* Start *
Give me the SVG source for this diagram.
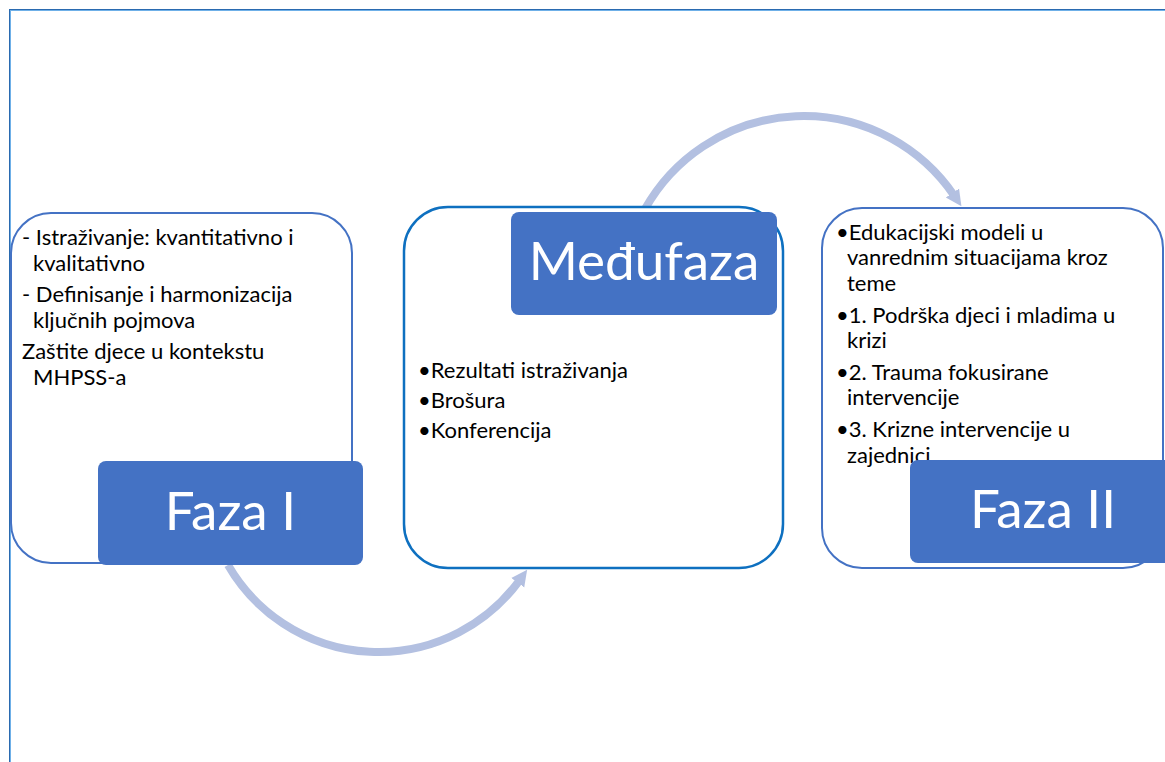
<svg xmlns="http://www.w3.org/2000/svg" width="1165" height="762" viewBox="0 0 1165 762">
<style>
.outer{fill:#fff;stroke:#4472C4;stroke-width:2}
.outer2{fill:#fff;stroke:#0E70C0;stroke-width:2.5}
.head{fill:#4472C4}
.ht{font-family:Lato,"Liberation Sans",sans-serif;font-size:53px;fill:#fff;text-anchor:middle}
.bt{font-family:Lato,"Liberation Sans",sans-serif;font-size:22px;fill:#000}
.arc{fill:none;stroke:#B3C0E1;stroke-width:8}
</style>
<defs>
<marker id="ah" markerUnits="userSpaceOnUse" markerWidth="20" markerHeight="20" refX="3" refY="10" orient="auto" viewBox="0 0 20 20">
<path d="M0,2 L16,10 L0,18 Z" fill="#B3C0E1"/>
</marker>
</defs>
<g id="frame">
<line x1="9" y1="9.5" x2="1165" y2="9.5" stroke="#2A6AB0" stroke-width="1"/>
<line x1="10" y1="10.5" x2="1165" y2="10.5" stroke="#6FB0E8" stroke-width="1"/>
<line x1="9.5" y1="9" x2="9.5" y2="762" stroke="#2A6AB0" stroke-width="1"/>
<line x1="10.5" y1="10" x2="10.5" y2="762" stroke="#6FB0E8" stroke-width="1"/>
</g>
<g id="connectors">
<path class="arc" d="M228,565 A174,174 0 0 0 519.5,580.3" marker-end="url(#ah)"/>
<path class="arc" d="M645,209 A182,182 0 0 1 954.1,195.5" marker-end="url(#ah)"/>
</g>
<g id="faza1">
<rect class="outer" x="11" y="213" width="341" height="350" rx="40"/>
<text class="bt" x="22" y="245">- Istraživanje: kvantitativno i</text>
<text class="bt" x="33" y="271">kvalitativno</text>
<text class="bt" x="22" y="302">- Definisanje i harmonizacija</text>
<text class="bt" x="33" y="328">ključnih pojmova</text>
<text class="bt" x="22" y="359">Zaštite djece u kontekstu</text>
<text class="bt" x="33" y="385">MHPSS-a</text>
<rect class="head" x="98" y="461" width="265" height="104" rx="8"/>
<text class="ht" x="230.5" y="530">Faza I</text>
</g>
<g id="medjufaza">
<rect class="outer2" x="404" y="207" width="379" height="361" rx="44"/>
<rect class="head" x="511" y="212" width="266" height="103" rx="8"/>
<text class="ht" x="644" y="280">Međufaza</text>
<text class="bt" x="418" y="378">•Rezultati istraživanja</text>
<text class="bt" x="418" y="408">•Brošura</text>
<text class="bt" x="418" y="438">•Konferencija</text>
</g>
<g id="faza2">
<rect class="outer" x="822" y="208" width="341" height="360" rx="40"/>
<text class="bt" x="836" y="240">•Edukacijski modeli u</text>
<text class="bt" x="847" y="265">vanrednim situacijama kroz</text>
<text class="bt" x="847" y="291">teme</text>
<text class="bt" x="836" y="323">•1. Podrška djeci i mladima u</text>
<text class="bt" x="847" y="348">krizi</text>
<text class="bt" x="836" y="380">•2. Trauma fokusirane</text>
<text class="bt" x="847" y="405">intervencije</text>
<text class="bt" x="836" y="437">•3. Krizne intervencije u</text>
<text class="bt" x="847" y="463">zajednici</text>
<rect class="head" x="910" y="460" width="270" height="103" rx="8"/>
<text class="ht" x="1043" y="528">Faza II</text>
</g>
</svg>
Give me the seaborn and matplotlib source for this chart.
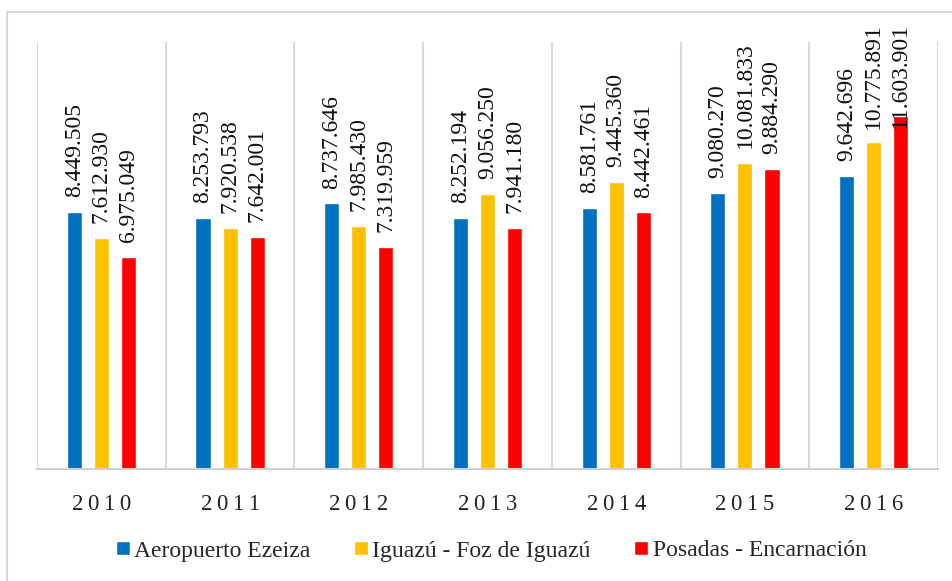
* End *
> Prompt: Retype the data above exactly; pictures are not part of the copy.

> Result of this exercise:
Give me the SVG source for this diagram.
<svg xmlns="http://www.w3.org/2000/svg" width="1165" height="762" viewBox="0 0 1165 762">
<style>
.outer{fill:#fff;stroke:#4472C4;stroke-width:2}
.outer2{fill:#fff;stroke:#0E70C0;stroke-width:2.5}
.head{fill:#4472C4}
.ht{font-family:Lato,"Liberation Sans",sans-serif;font-size:53px;fill:#fff;text-anchor:middle}
.bt{font-family:Lato,"Liberation Sans",sans-serif;font-size:22px;fill:#000}
.arc{fill:none;stroke:#B3C0E1;stroke-width:8}
</style>
<defs>
<marker id="ah" markerUnits="userSpaceOnUse" markerWidth="20" markerHeight="20" refX="3" refY="10" orient="auto" viewBox="0 0 20 20">
<path d="M0,2 L16,10 L0,18 Z" fill="#B3C0E1"/>
</marker>
</defs>
<g id="frame">
<line x1="9" y1="9.5" x2="1165" y2="9.5" stroke="#2A6AB0" stroke-width="1"/>
<line x1="10" y1="10.5" x2="1165" y2="10.5" stroke="#6FB0E8" stroke-width="1"/>
<line x1="9.5" y1="9" x2="9.5" y2="762" stroke="#2A6AB0" stroke-width="1"/>
<line x1="10.5" y1="10" x2="10.5" y2="762" stroke="#6FB0E8" stroke-width="1"/>
</g>
<g id="connectors">
<path class="arc" d="M228,565 A174,174 0 0 0 519.5,580.3" marker-end="url(#ah)"/>
<path class="arc" d="M645,209 A182,182 0 0 1 954.1,195.5" marker-end="url(#ah)"/>
</g>
<g id="faza1">
<rect class="outer" x="11" y="213" width="341" height="350" rx="40"/>
<text class="bt" x="22" y="245">- Istraživanje: kvantitativno i</text>
<text class="bt" x="33" y="271">kvalitativno</text>
<text class="bt" x="22" y="302">- Definisanje i harmonizacija</text>
<text class="bt" x="33" y="328">ključnih pojmova</text>
<text class="bt" x="22" y="359">Zaštite djece u kontekstu</text>
<text class="bt" x="33" y="385">MHPSS-a</text>
<rect class="head" x="98" y="461" width="265" height="104" rx="8"/>
<text class="ht" x="230.5" y="530">Faza I</text>
</g>
<g id="medjufaza">
<rect class="outer2" x="404" y="207" width="379" height="361" rx="44"/>
<rect class="head" x="511" y="212" width="266" height="103" rx="8"/>
<text class="ht" x="644" y="280">Međufaza</text>
<text class="bt" x="418" y="378">•Rezultati istraživanja</text>
<text class="bt" x="418" y="408">•Brošura</text>
<text class="bt" x="418" y="438">•Konferencija</text>
</g>
<g id="faza2">
<rect class="outer" x="822" y="208" width="341" height="360" rx="40"/>
<text class="bt" x="836" y="240">•Edukacijski modeli u</text>
<text class="bt" x="847" y="265">vanrednim situacijama kroz</text>
<text class="bt" x="847" y="291">teme</text>
<text class="bt" x="836" y="323">•1. Podrška djeci i mladima u</text>
<text class="bt" x="847" y="348">krizi</text>
<text class="bt" x="836" y="380">•2. Trauma fokusirane</text>
<text class="bt" x="847" y="405">intervencije</text>
<text class="bt" x="836" y="437">•3. Krizne intervencije u</text>
<text class="bt" x="847" y="463">zajednici</text>
<rect class="head" x="910" y="460" width="270" height="103" rx="8"/>
<text class="ht" x="1043" y="528">Faza II</text>
</g>
</svg>
Give me the seaborn and matplotlib source for this chart.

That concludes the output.